How do I verify information without sounding skeptical?

Triangulate through action, not cross-examination. If someone describes a traditional seed-saving method, ask to see the storage container—or offer to help label jars. If they mention seasonal labor shifts, visit the fields at different times. Local knowledge is often embodied, not abstract. Your verification becomes participation: *‘Could you show me how this works?’* carries more respect—and yields more accuracy—than *‘How do you know this is true?’*

Is this approach feasible on a tight budget?

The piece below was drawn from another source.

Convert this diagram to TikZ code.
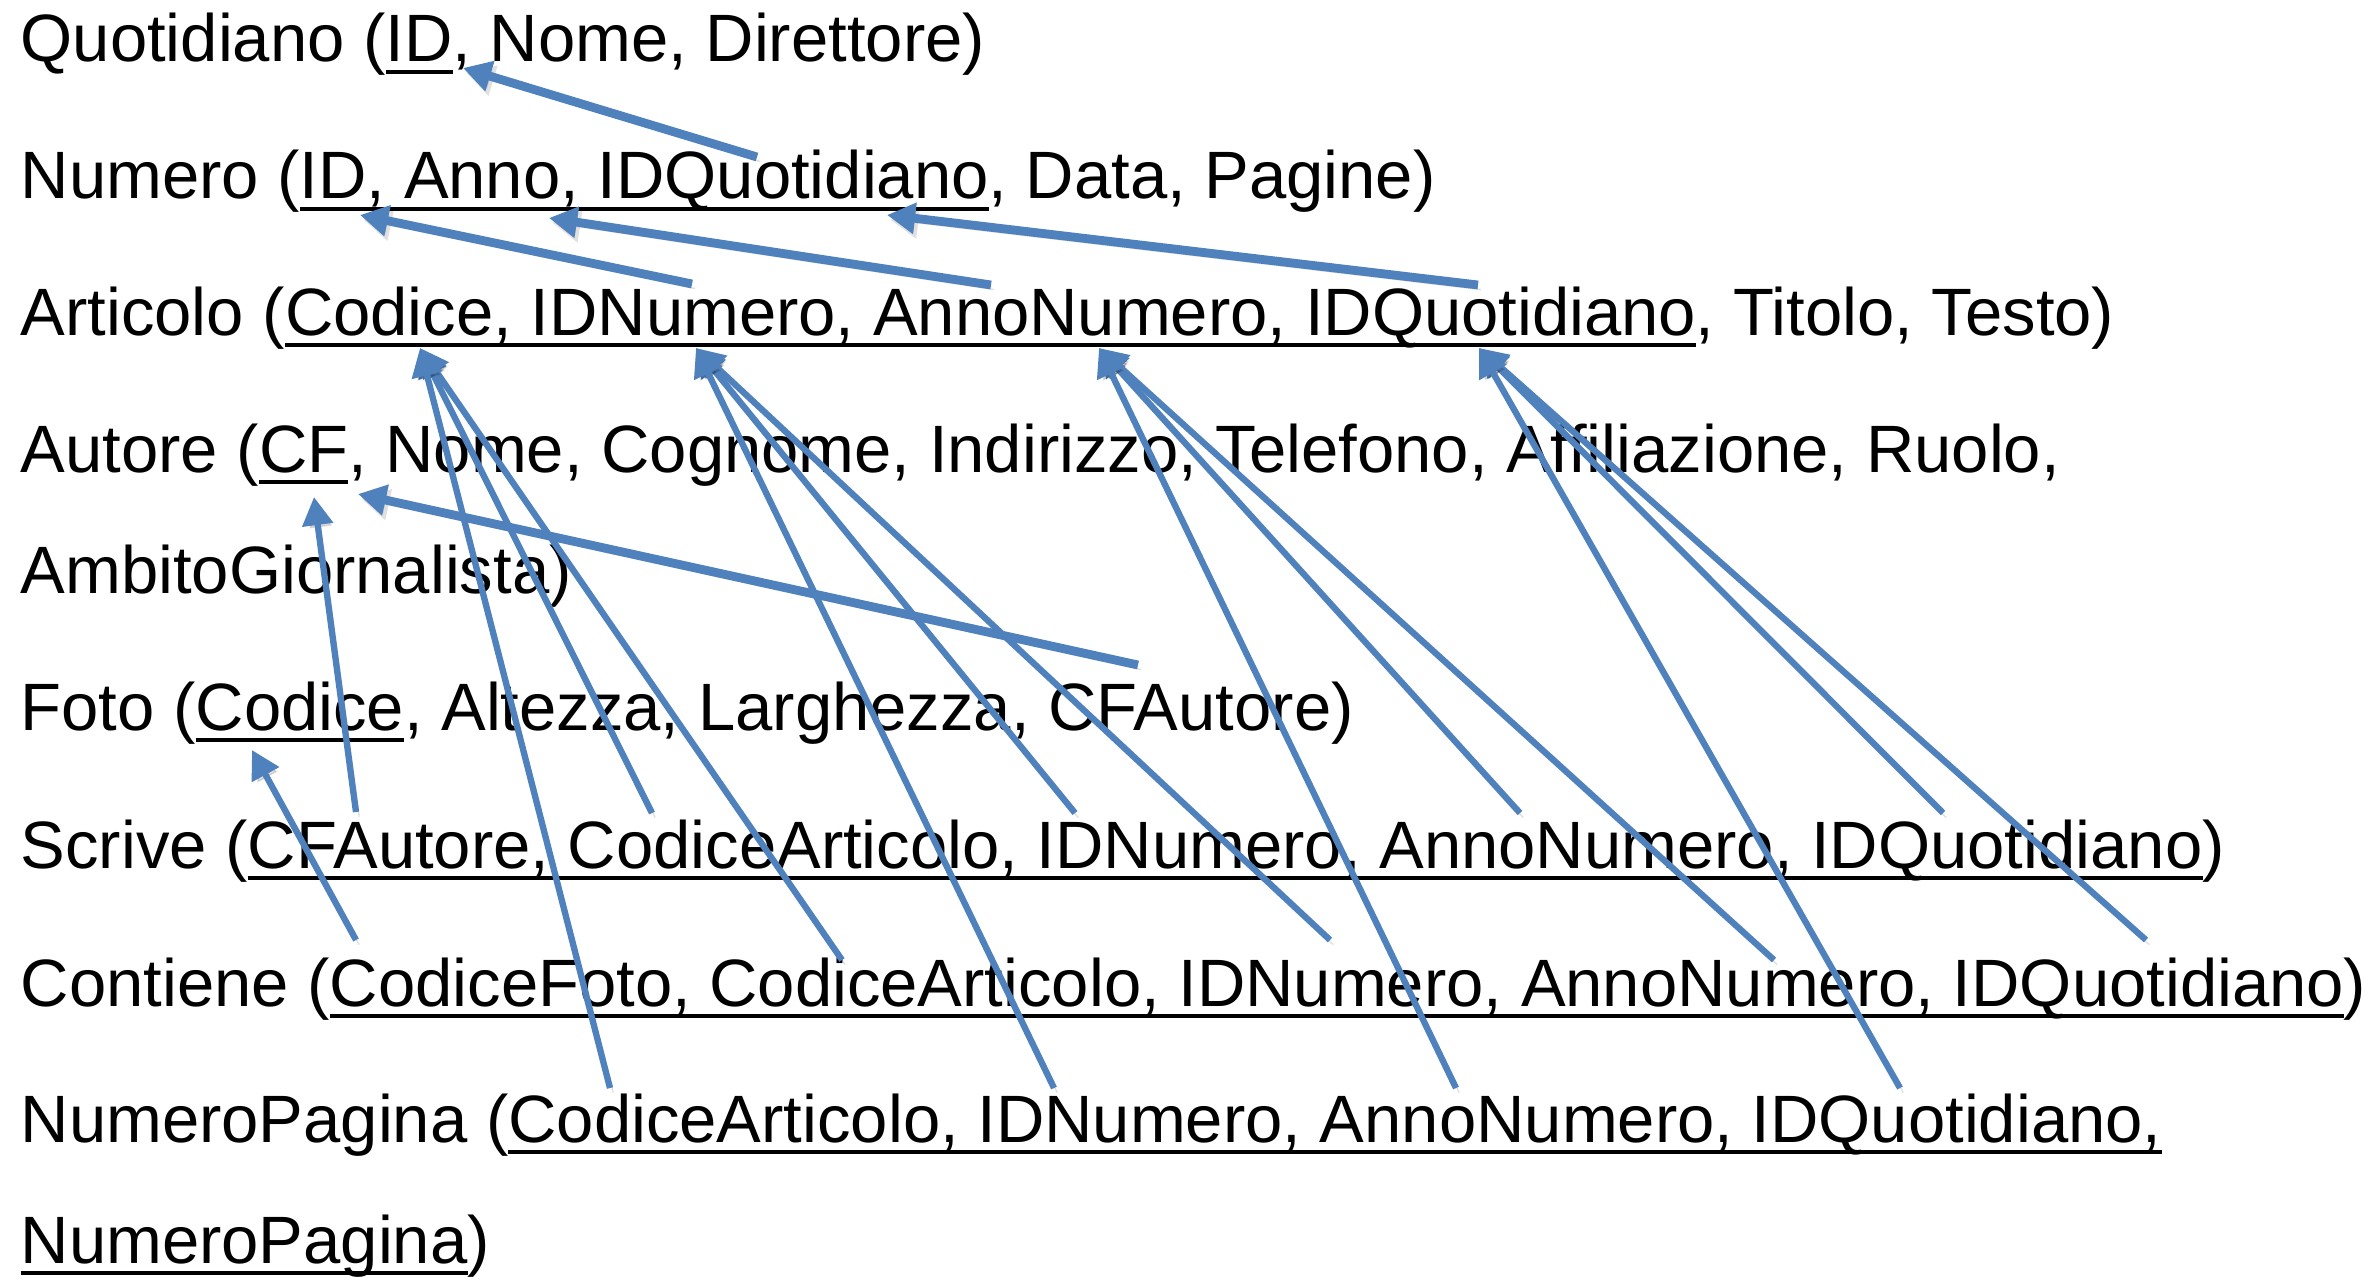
\documentclass[tikz,border=0pt]{standalone}
\usepackage{fontspec}
\setmainfont{Liberation Sans}[Ligatures=CommonOff]
\usetikzlibrary{arrows.meta}
\definecolor{blu}{HTML}{4F81BD}
\newcommand\chiave[1]{\setbox0\hbox{#1}\rlap{\rule[-0.172em]{\wd0}{0.06em}}\box0}
\tikzset{
    riga/.style={anchor=base west, inner sep=0pt, font=\fontsize{19.05}{23}\selectfont},
    rif/.style={draw=blu, line width=1.8pt, -{Triangle[length=8pt,width=8.5pt]},
        preaction={draw=black, opacity=0.12, transform canvas={shift={(0.9pt,-1.3pt)}}}},
    rifgrosso/.style={rif, line width=2.5pt},
}
\begin{document}
\begin{tikzpicture}[x=0.01cm, y=-0.01cm]
        \useasboundingbox (0,0) rectangle (2373,1282);
        \node[riga] (quot) at (20,62) {Quotidiano (\chiave{ID}, Nome, Direttore)};
        \node[riga] (num) at (20,199) {Numero (\chiave{ID, Anno, IDQuotidiano}, Data, Pagine)};
        \node[riga] (art) at (20,335) {Articolo (\chiave{Codice, IDNumero, AnnoNumero, IDQuotidiano}, Titolo, Testo)};
        \node[riga] (aut) at (20,472) {Autore (\chiave{CF}, Nome, Cognome, Indirizzo, Telefono, Affiliazione, Ruolo,};
        \node[riga] (aut2) at (20,593) {AmbitoGiornalista)};
        \node[riga] (foto) at (20,730) {Foto (\chiave{Codice}, Altezza, Larghezza, CFAutore)};
        \node[riga] (scr) at (20,868) {Scrive (\chiave{CFAutore, CodiceArticolo, IDNumero, AnnoNumero, IDQuotidiano})};
        \node[riga] (cont) at (20,1006) {Contiene (\chiave{CodiceFoto, CodiceArticolo, IDNumero, AnnoNumero, IDQuotidiano})};
        \node[riga] (np) at (20,1142) {NumeroPagina (\chiave{CodiceArticolo, IDNumero, AnnoNumero, IDQuotidiano,}};
        \node[riga] (np2) at (20,1263) {\chiave{NumeroPagina})};

        \coordinate (quotID) at (463,68);
        \coordinate (numID) at (360,215);
        \coordinate (numAnno) at (549,218);
        \coordinate (numIDQ) at (887,215);
        \coordinate (numIDQs) at (757,157);
        \coordinate (artCod) at (420,348);
        \coordinate (artIDN) at (696,348);
        \coordinate (artAnno) at (1099,348);
        \coordinate (artIDQ) at (1479,348);
        \coordinate (artIDNs) at (692,284);
        \coordinate (artAnnos) at (991,285);
        \coordinate (artIDQs) at (1478,285);
        \coordinate (autCF) at (314,497);
        \coordinate (autCFb) at (358,494);
        \coordinate (fotoCod) at (252,750);
        \coordinate (fotoCF) at (1138,665);
        \coordinate (scrCF) at (356,812);
        \coordinate (scrCod) at (652,813);
        \coordinate (scrIDN) at (1075,813);
        \coordinate (scrAnno) at (1520,813);
        \coordinate (scrIDQ) at (1943,813);
        \coordinate (contFoto) at (356,940);
        \coordinate (contCod) at (842,960);
        \coordinate (contIDN) at (1330,940);
        \coordinate (contAnno) at (1774,960);
        \coordinate (contIDQ) at (2146,940);
        \coordinate (npCod) at (610,1088);
        \coordinate (npIDN) at (1054,1088);
        \coordinate (npAnno) at (1456,1088);
        \coordinate (npIDQ) at (1900,1088);

        \draw[rifgrosso] (numIDQs) -- (quotID);
        \draw[rifgrosso] (artIDNs) -- (numID);
        \draw[rifgrosso] (artAnnos) -- (numAnno);
        \draw[rifgrosso] (artIDQs) -- (numIDQ);
        \draw[rifgrosso] (fotoCF) -- (autCFb);
        \draw[rif] (scrCF) -- (autCF);
        \draw[rif] (contFoto) -- (fotoCod);
        \draw[rif] (scrCod) -- (artCod);
        \draw[rif] (contCod) -- (artCod);
        \draw[rif] (npCod) -- (artCod);
        \draw[rif] (scrIDN) -- (artIDN);
        \draw[rif] (contIDN) -- (artIDN);
        \draw[rif] (npIDN) -- (artIDN);
        \draw[rif] (scrAnno) -- (artAnno);
        \draw[rif] (contAnno) -- (artAnno);
        \draw[rif] (npAnno) -- (artAnno);
        \draw[rif] (scrIDQ) -- (artIDQ);
        \draw[rif] (contIDQ) -- (artIDQ);
        \draw[rif] (npIDQ) -- (artIDQ);
    \end{tikzpicture}
\end{document}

Yes—and often more sustainable. Structured interviews require transport to fixed locations, interpreter fees (₨1,500–3,000/day), and time buffers for scheduling. Embedded listening requires only presence, patience, and local transport costs (shared jeeps, walking). The largest investment is temporal—not financial. Budget travelers gain leverage here: longer stays (7+ days) build familiarity; off-season visits (pre-monsoon March–April or post-monsoon October–November) mean lower homestay rates and deeper community availability. Confirm current schedules and pricing directly with village cooperatives—not third-party sites—as rates and availability may vary by region/season.